Tuesday, May 24, 2016

Father's Day

Recently I visited a friend who just gave birth to a baby girl. She looked great and I was happy for her, but I was surprised that her husband didn't look so great. He looked like he hasn't slept for days and he had a bad back.

I had this reflex thought, wondering why he was in such a bad shape when he wasn't the one who was... pregnant? And he wasn't the one doing the pushing and enduring the horrendous, out-of-this-world pain during labour (my friend didn't use the epidural). And of course, he wasn't the one waking up every two damn hours in the middle of the night, NIGHT AFTER NIGHT breastfeeding a newborn.

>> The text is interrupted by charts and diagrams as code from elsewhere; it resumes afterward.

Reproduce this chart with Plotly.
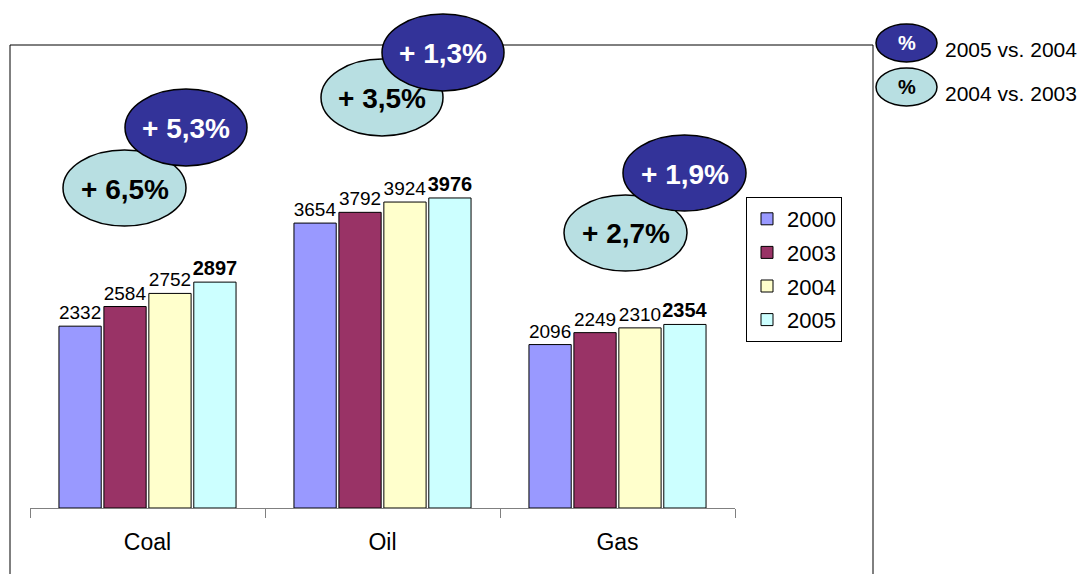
import plotly.graph_objects as go

categories = ["Coal", "Oil", "Gas"]
years = ["2000", "2003", "2004", "2005"]
v2000 = [2332, 3654, 2096]
v2003 = [2584, 3792, 2249]
v2004 = [2752, 3924, 2310]
v2005 = [2897, 3976, 2354]
chg_05_vs_04 = ["+ 5,3%", "+ 1,3%", "+ 1,9%"]
chg_04_vs_03 = ["+ 6,5%", "+ 3,5%", "+ 2,7%"]
key_labels = ["2005 vs. 2004", "2004 vs. 2003"]

colors = ["#9999FF", "#993366", "#FFFFCC", "#CCFFFF"]
DARK = "#333399"
LIGHT = "#B8DFE2"
FONT = "Liberation Sans, Arial, sans-serif"

OFF = 8  # page body margin
W, H = 1086 - OFF, 574 - OFF
# plot area in reference pixels
PX0, PX1, PY0, PY1 = 30, 735, 45, 508
PW, PH = PX1 - PX0, PY1 - PY0
L, T = PX0 - OFF, PY0 - OFF
R, B = W - (PX1 - OFF), H - (PY1 - OFF)


def px(x):
    return (x - PX0) / PW


def py(y):
    return (PY1 - y) / PH


fig = go.Figure()
series = [v2000, v2003, v2004, v2005]
for i, (yr, vals) in enumerate(zip(years, series)):
    bold = i == 3
    fig.add_trace(go.Bar(
        name=yr, x=categories, y=vals,
        marker=dict(color=colors[i], line=dict(color="black", width=1)),
        text=vals,
        texttemplate="<b>%{y}</b>" if bold else "%{y}",
        textposition="outside",
        textfont=dict(family=FONT, size=20 if bold else 19, color="black"),
        constraintext="none",
        cliponaxis=False,
        legendgroup=yr,
    ))

shapes = []
shapes.append(dict(type="rect", xref="paper", yref="paper",
                   x0=px(10), x1=px(873), y0=py(620), y1=py(45),
                   line=dict(color="black", width=1), layer="below"))

light_boxes = [(63, 186, 150, 226), (321, 443, 59, 136), (564, 687, 195, 271)]
dark_boxes = [(125, 247, 89, 166), (382, 504, 14, 91), (623, 746, 135, 211)]

annotations = []
for k in range(3):
    for box, fill, txt, tc in ((light_boxes[k], LIGHT, chg_04_vs_03[k], "black"),
                               (dark_boxes[k], DARK, chg_05_vs_04[k], "white")):
        x0, x1, yt, yb = box
        shapes.append(dict(type="circle", xref="paper", yref="paper",
                           x0=px(x0), x1=px(x1), y0=py(yb), y1=py(yt),
                           fillcolor=fill, line=dict(color="black", width=1.5),
                           layer="above"))
        annotations.append(dict(xref="paper", yref="paper",
                                x=px((x0 + x1) / 2), y=py((yt + yb) / 2 + 1),
                                xanchor="center", yanchor="middle",
                                text="<b>%s</b>" % txt, showarrow=False,
                                font=dict(family=FONT, size=28, color=tc)))

key_boxes = [(876, 937, 24, 62, DARK, "white"), (876, 937, 68, 106, LIGHT, "black")]
for (x0, x1, yt, yb, fill, tc), lab in zip(key_boxes, key_labels):
    shapes.append(dict(type="circle", xref="paper", yref="paper",
                       x0=px(x0), x1=px(x1), y0=py(yb), y1=py(yt),
                       fillcolor=fill, line=dict(color="black", width=1.5),
                       layer="above"))
    annotations.append(dict(xref="paper", yref="paper",
                            x=px((x0 + x1) / 2), y=py((yt + yb) / 2),
                            xanchor="center", yanchor="middle",
                            text="<b>%</b>", showarrow=False,
                            font=dict(family=FONT, size=20, color=tc)))
    annotations.append(dict(xref="paper", yref="paper",
                            x=px(943), y=py((yt + yb) / 2 + 6),
                            xanchor="left", yanchor="middle",
                            text=lab, showarrow=False,
                            font=dict(family=FONT, size=21, color="black")))

fig.update_layout(
    width=W, height=H,
    margin=dict(l=L, r=R, t=T, b=B, pad=0),
    paper_bgcolor="white", plot_bgcolor="white",
    barmode="group", bargap=0.235, bargroupgap=0.06,
    font=dict(family=FONT, color="black"),
    xaxis=dict(showline=True, linecolor="#808080", linewidth=1,
               ticks="outside", tickson="boundaries", ticklen=9,
               tickcolor="#808080", tickfont=dict(size=23, color="black"),
               ticklabelstandoff=13,
               showgrid=False, zeroline=False),
    yaxis=dict(range=[0, 5938], visible=False, showgrid=False, zeroline=False),
    legend=dict(x=px(746), y=py(197), xanchor="left", yanchor="top",
                bordercolor="black", borderwidth=1, bgcolor="white",
                font=dict(family=FONT, size=22, color="black"),
                traceorder="grouped", tracegroupgap=2,
                itemclick=False, itemdoubleclick=False),
    showlegend=True,
    shapes=shapes,
    annotations=annotations,
)

fig.write_html("out.html")
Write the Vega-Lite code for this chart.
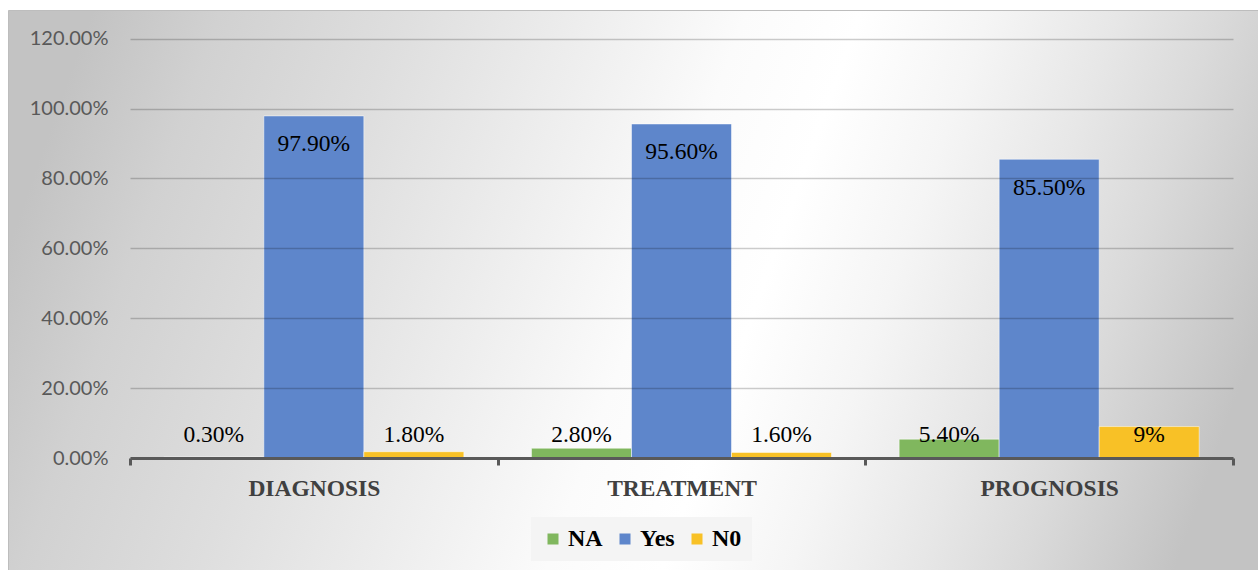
{
  "$schema": "https://vega.github.io/schema/vega-lite/v6.json",
  "width": 1250,
  "height": 560,
  "padding": {"left": 8, "top": 10, "right": 0, "bottom": 0},
  "autosize": {"type": "none"},
  "background": "#ffffff",
  "view": {
    "fill": {
      "gradient": "linear",
      "x1": 0, "y1": 0.42, "x2": 1, "y2": 0.58,
      "stops": [
        {"offset": 0, "color": "#c3c3c3"},
        {"offset": 0.1, "color": "#d1d1d1"},
        {"offset": 0.24, "color": "#dedede"},
        {"offset": 0.39, "color": "#eeeeee"},
        {"offset": 0.51, "color": "#fbfbfb"},
        {"offset": 0.6, "color": "#ffffff"},
        {"offset": 0.7, "color": "#f5f5f5"},
        {"offset": 0.8, "color": "#e7e7e7"},
        {"offset": 0.88, "color": "#dadada"},
        {"offset": 1, "color": "#c3c3c3"}
      ]
    },
    "stroke": "#bdbdbd",
    "strokeWidth": 1
  },
  "data": {
    "values": [
      {"category": "DIAGNOSIS", "response": "NA", "value": 0.003, "label": "0.30%"},
      {"category": "DIAGNOSIS", "response": "Yes", "value": 0.979, "label": "97.90%"},
      {"category": "DIAGNOSIS", "response": "N0", "value": 0.018, "label": "1.80%"},
      {"category": "TREATMENT", "response": "NA", "value": 0.028, "label": "2.80%"},
      {"category": "TREATMENT", "response": "Yes", "value": 0.956, "label": "95.60%"},
      {"category": "TREATMENT", "response": "N0", "value": 0.016, "label": "1.60%"},
      {"category": "PROGNOSIS", "response": "NA", "value": 0.054, "label": "5.40%"},
      {"category": "PROGNOSIS", "response": "Yes", "value": 0.855, "label": "85.50%"},
      {"category": "PROGNOSIS", "response": "N0", "value": 0.09, "label": "9%"}
    ]
  },
  "encoding": {
    "x": {
      "field": "category",
      "type": "nominal",
      "sort": ["DIAGNOSIS", "TREATMENT", "PROGNOSIS"],
      "scale": {"range": [122, 1225], "paddingInner": 0, "paddingOuter": 0},
      "axis": {
        "title": null,
        "offset": -112,
        "labelAngle": 0,
        "domainColor": "#595959",
        "domainWidth": 3,
        "tickColor": "#595959",
        "tickWidth": 3,
        "tickSize": 7,
        "tickBand": "extent",
        "labelFont": "Liberation Serif",
        "labelFontSize": 23.5,
        "labelFontWeight": "bold",
        "labelColor": "#404040",
        "labelPadding": 11,
        "zindex": 1
      }
    },
    "xOffset": {
      "field": "response",
      "type": "nominal",
      "sort": ["NA", "Yes", "N0"],
      "scale": {"paddingInner": 0, "paddingOuter": 0.338}
    }
  },
  "layer": [
    {
      "mark": {"type": "bar", "stroke": "#ffffff", "strokeOpacity": 0.5, "strokeWidth": 1},
      "encoding": {
        "y": {
          "field": "value",
          "type": "quantitative",
          "scale": {"domain": [0, 1.2], "range": [448, 28.7], "nice": false, "zero": true},
          "axis": {
            "title": null,
            "offset": -122,
            "values": [0, 0.2, 0.4, 0.6, 0.8, 1, 1.2],
            "format": ".2%",
            "domain": false,
            "ticks": false,
            "tickSize": 0,
            "labelPadding": 22,
            "labelFont": "Lato",
            "labelFontSize": 20,
            "labelColor": "#595959",
            "grid": true,
            "gridColor": "#000000",
            "gridOpacity": 0.2,
            "gridWidth": 1.3,
            "zindex": 1
          }
        },
        "color": {
          "field": "response",
          "type": "nominal",
          "scale": {"domain": ["NA", "Yes", "N0"], "range": ["#80b75e", "#5e86cb", "#f8c126"]},
          "legend": {
            "title": null,
            "orient": "none",
            "legendX": 523,
            "legendY": 507,
            "direction": "horizontal",
            "symbolType": "square",
            "symbolSize": 121,
            "symbolStrokeWidth": 0,
            "symbolOpacity": 1,
            "labelFont": "Liberation Serif",
            "labelFontSize": 24,
            "labelFontWeight": "bold",
            "labelColor": "#000000",
            "labelOffset": 3,
            "columnPadding": 10,
            "fillColor": "#f4f4f4",
            "padding": 10
          }
        }
      }
    },
    {
      "transform": [{"filter": "datum.response === 'Yes'"}],
      "mark": {"type": "text", "font": "Liberation Serif", "fontSize": 23.5, "color": "#000000", "baseline": "alphabetic", "dy": 35.5},
      "encoding": {
        "y": {"field": "value", "type": "quantitative"},
        "text": {"field": "label", "type": "nominal"}
      }
    },
    {
      "transform": [{"filter": "datum.response !== 'Yes'"}],
      "mark": {"type": "text", "font": "Liberation Serif", "fontSize": 23.5, "color": "#000000", "baseline": "alphabetic", "dy": -16.3},
      "encoding": {
        "y": {"datum": 0, "type": "quantitative"},
        "text": {"field": "label", "type": "nominal"}
      }
    }
  ]
}
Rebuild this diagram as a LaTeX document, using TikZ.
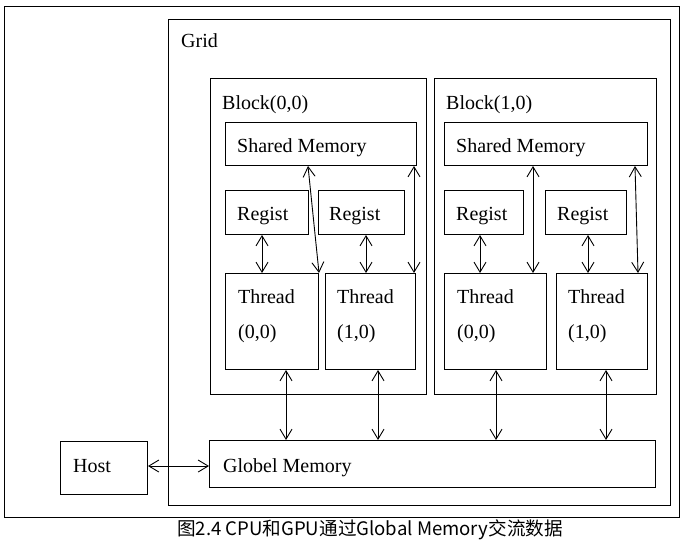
\documentclass[tikz,border=0pt]{standalone}
\usepackage{fontspec}
\setmainfont{Liberation Serif}
\newfontfamily\cjk{Noto Sans CJK SC}
\usetikzlibrary{arrows.meta}
\tikzset{
  box/.style={draw, line width=1pt, inner sep=0pt, anchor=north west},
  lbl/.style={anchor=base west, inner sep=0pt, font=\fontsize{20}{23}\selectfont},
  dbl/.style={line width=0.9pt, {Straight Barb[length=10pt,width=12pt]}-{Straight Barb[length=10pt,width=12pt]}}
}
\begin{document}
\begin{tikzpicture}[x=1pt,y=-1pt]
\useasboundingbox (0,0) rectangle (683,540);
% frames
\node[box, minimum width=675pt, minimum height=511pt] (outer) at (4,6) {};
\node[box, minimum width=502pt, minimum height=486pt] (grid) at (168,19) {};
\node[box, minimum width=216pt, minimum height=316pt] (blk0) at (210,78) {};
\node[box, minimum width=222pt, minimum height=316pt] (blk1) at (434,78) {};
% shared memories
\node[box, minimum width=191pt, minimum height=43pt] (sm0) at (225,122) {};
\node[box, minimum width=203pt, minimum height=43pt] (sm1) at (444,122) {};
% registers
\node[box, minimum width=83pt, minimum height=44pt] (rg0a) at (225,190) {};
\node[box, minimum width=86pt, minimum height=44pt] (rg0b) at (318,190) {};
\node[box, minimum width=79pt, minimum height=44pt] (rg1a) at (444,190) {};
\node[box, minimum width=81pt, minimum height=44pt] (rg1b) at (545,190) {};
% threads
\node[box, minimum width=93pt, minimum height=96pt] (th0a) at (225,273) {};
\node[box, minimum width=90pt, minimum height=96pt] (th0b) at (325,273) {};
\node[box, minimum width=102pt, minimum height=96pt] (th1a) at (444,273) {};
\node[box, minimum width=91pt, minimum height=96pt] (th1b) at (556,273) {};
% host and global memory
\node[box, minimum width=87pt, minimum height=53pt] (host) at (60,441) {};
\node[box, minimum width=446pt, minimum height=47pt] (gm) at (209,440) {};
% labels
\node[lbl] (tgrid) at (181,48) {Grid};
\node[lbl] (tblk0) at (222,110) {Block(0,0)};
\node[lbl] (tblk1) at (446,110) {Block(1,0)};
\node[lbl] (tsm0) at (237,153) {Shared Memory};
\node[lbl] (tsm1) at (456,153) {Shared Memory};
\node[lbl] (trg0a) at (237,221) {Regist};
\node[lbl] (trg0b) at (329,221) {Regist};
\node[lbl] (trg1a) at (456,221) {Regist};
\node[lbl] (trg1b) at (557,221) {Regist};
\node[lbl] (tth0a) at (238,304) {Thread};
\node[lbl] (tth0b) at (337,304) {Thread};
\node[lbl] (tth1a) at (457,304) {Thread};
\node[lbl] (tth1b) at (568,304) {Thread};
\node[lbl] (tid0a) at (238,338) {(0,0)};
\node[lbl] (tid0b) at (337,338) {(1,0)};
\node[lbl] (tid1a) at (457,338) {(0,0)};
\node[lbl] (tid1b) at (568,338) {(1,0)};
\node[lbl] (thost) at (73,472) {Host};
\node[lbl] (tgm) at (223,472) {Globel Memory};
\node[anchor=base, inner sep=0pt, font=\cjk\fontsize{18.6}{20}\selectfont] (cap) at (370,535) {图2.4 CPU和GPU通过Global Memory交流数据};
% register <-> thread
\draw[dbl] (262,0 |- rg0a.south) -- (262,0 |- th0a.north);
\draw[dbl] (366,0 |- rg0b.south) -- (366,0 |- th0b.north);
\draw[dbl] (480,0 |- rg1a.south) -- (480,0 |- th1a.north);
\draw[dbl] (588,0 |- rg1b.south) -- (588,0 |- th1b.north);
% shared <-> thread
\draw[dbl] (308,0 |- sm0.south) -- (th0a.north east);
\draw[dbl] (414,0 |- sm0.south) -- (414,0 |- th0b.north);
\draw[dbl] (533,0 |- sm1.south) -- (533,0 |- th1a.north);
\draw[dbl] (635,0 |- sm1.south) -- (638,0 |- th1b.north);
% thread <-> global
\draw[dbl] (286,0 |- th0a.south) -- (286,0 |- gm.north);
\draw[dbl] (378,0 |- th0b.south) -- (378,0 |- gm.north);
\draw[dbl] (496,0 |- th1a.south) -- (496,0 |- gm.north);
\draw[dbl] (606,0 |- th1b.south) -- (606,0 |- gm.north);
% host <-> global
\draw[dbl] (host.east |- 0,466) -- (gm.west |- 0,466);
\end{tikzpicture}
\end{document}
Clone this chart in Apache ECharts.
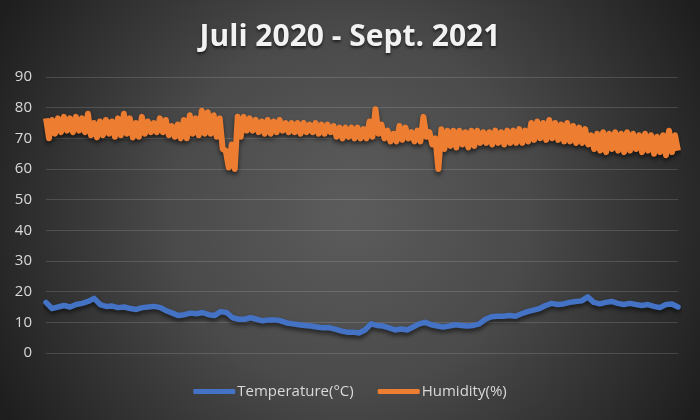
<!DOCTYPE html>
<html>
<head>
<meta charset="utf-8">
<script src="https://cdn.jsdelivr.net/npm/echarts@6/dist/echarts.min.js"></script>
<style>html,body{margin:0;padding:0;background:#333;}#c{width:700px;height:420px;}</style>
</head>
<body>
<div id="c"></div>
<script>
const titleText = 'Juli 2020 - Sept. 2021';
const seriesNames = ['Temperature(°C)', 'Humidity(%)'];
const yTicks = [0, 10, 20, 30, 40, 50, 60, 70, 80, 90];

const temperature = [16.5,14.5,15,15.5,15,15.8,16.2,16.8,17.8,15.8,15.2,15.3,14.8,15,14.5,14.2,14.8,15,15.2,14.8,
13.8,13,12.2,12.5,13,12.8,13.2,12.5,12.2,13.5,13.2,11.5,11,11,11.5,11,10.5,10.8,10.8,10.5,
9.8,9.5,9.2,9,8.8,8.5,8.2,8.3,7.8,7.2,6.8,6.8,6.5,7.5,9.5,9,8.8,8.2,7.5,7.8,
7.5,8.5,9.5,10,9.2,8.8,8.5,8.8,9.2,9,8.8,9,9.5,11,11.8,12,12,12.2,12,12.8,
13.5,14,14.5,15.5,16.2,15.8,16,16.5,16.8,17,18.3,16.5,16,16.5,16.8,16.2,15.8,16.2,15.8,15.5,
15.8,15.2,14.8,15.8,16,15];

const humidityHigh = [76.5,76,76.5,77,76.5,77,76.5,78,75,75.5,76,75.5,76.5,78,76.5,75,77,75.5,75,76.5,
76,74,74.5,76,77.5,76.5,79,78.5,77.5,76.5,66,68,77,77,76.5,76,75.5,76,75.5,76,
75,75,75,75,74.5,75,74.5,74.5,74,73.5,73.5,73.5,73.5,73,75.5,79.5,74.5,72.5,71.5,74,
73.5,72,72.5,77,72,70,73,72.5,72.5,72.5,72,72.5,72.5,72,72,72.5,72,72.5,72.5,73,
72.5,75,75.5,75,76,75,74.5,75,74,73.5,73,71,71.5,72,71.5,72,71.5,72,71.5,71,
71.5,71,70.5,71,72.5,71];
const humidityLow = [70,71.5,72,72.5,72,72.5,72,71,70.3,71,71.5,70.5,71,71.5,70.3,70.5,71.5,72,72,72,
71,70.5,70,70,71.5,71,71.5,71.5,70.5,66.5,60.5,60,70.5,72.5,72.5,72,71.5,71.5,72,72.5,
72,72,71.5,72,72,71.5,71.5,72,70.5,70,70.5,70,70,70,70.5,71.5,70,69,69,69.5,
70,69,69,70.5,68,60,66.5,67.5,67,68,67,67.5,68.5,68.5,68,68.5,68,68.5,68.5,68.5,
69,69.5,70,69.5,70,69.5,69,69,68.5,68.5,68,66.5,66,65.5,66.5,66,65.5,66,66.5,65.5,
66,65,65.5,64.5,65.5,66];

// humidity drawn as its alternating high/low readings
const humidity = [];
humidityHigh.forEach((h, i) => { humidity.push(h); humidity.push(humidityLow[i]); });
const catsT = temperature.map((_, i) => i);
const catsH = humidity.map((_, i) => i);

const chart = echarts.init(document.getElementById('c'), null, {renderer: 'canvas'});
chart.setOption({
  animation: false,
  backgroundColor: {
    type: 'radial', x: 0.5, y: 0.5, r: 0.95,
    colorStops: [
      {offset: 0, color: '#5c5c5c'},
      {offset: 0.45, color: '#4a4a4a'},
      {offset: 1, color: '#1e1e1e'}
    ]
  },
  title: {
    text: titleText, left: 'center', top: 17,
    textStyle: {
      color: '#f2f2f2', fontSize: 30, fontWeight: 'bold', fontFamily: 'Open Sans',
      textShadowColor: 'rgba(0,0,0,0.6)', textShadowBlur: 3, textShadowOffsetY: 2
    }
  },
  legend: {
    bottom: 16, left: 'center', itemWidth: 42, itemHeight: 5, itemGap: 24,
    icon: 'roundRect',
    textStyle: {color: '#d9d9d9', fontSize: 15, fontFamily: 'Open Sans', padding: [0,0,0,-3]},
    data: seriesNames
  },
  grid: {left: 46, right: 22, top: 77, bottom: 67},
  xAxis: [
    {type: 'category', data: catsT, boundaryGap: false, show: false},
    {type: 'category', data: catsH, boundaryGap: false, show: false}
  ],
  yAxis: {
    type: 'value', min: yTicks[0], max: yTicks[yTicks.length - 1], interval: 10,
    axisLine: {show: false}, axisTick: {show: false},
    axisLabel: {color: '#d9d9d9', fontSize: 15, fontFamily: 'Open Sans', margin: 14},
    splitLine: {lineStyle: {color: 'rgba(255,255,255,0.14)', width: 1}}
  },
  series: [
    {
      name: seriesNames[0], type: 'line', xAxisIndex: 0, data: temperature,
      showSymbol: false, symbol: 'none', color: '#4472c4',
      lineStyle: {width: 5.5, color: '#4472c4', cap: 'round', join: 'round',
        shadowColor: 'rgba(0,0,0,0.55)', shadowBlur: 4, shadowOffsetY: 3}
    },
    {
      name: seriesNames[1], type: 'line', xAxisIndex: 1, data: humidity,
      showSymbol: false, symbol: 'none', color: '#ed7d31',
      lineStyle: {width: 6, color: '#ed7d31', join: 'round',
        shadowColor: 'rgba(0,0,0,0.55)', shadowBlur: 4, shadowOffsetY: 3}
    }
  ]
});
</script>
</body>
</html>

Shame on me, mother of two, for having such thoughts.

Many fathers are actually the unsung heroes in a family. No family can function effectively running on just the efforts by mothers. Amazing as mothers can be, we only have a pair of hands. As humans, mothers get tired, mothers fall ill sometimes, mothers need time off... Oh, and mothers sometimes get hungry in the middle of the night. What happens during times like these? It's papa to the rescue. I know of fathers who do laundry, cook kiddy meals, mop the floor, wash dishes, run errands, bottle feed babies, buy suppers, change diapers and act as chauffeurs on demand. Fathers also provide calm and reassurance when the mums get overwhelmed. Fathers are awesome playmates for the kids. They can throw babies high up into the air without harming them, tickle kids to death but then have the kids end up begging for more, and come up with great ideas for weekends. Fathers do catch vomit from sick kids, get up in the middle of the night for paracetamol feedings, and clean up soiled sheets too.

This father's day, I'm glad to have an awesome partner. And he's the reason why I can survive as a good-enough-parent.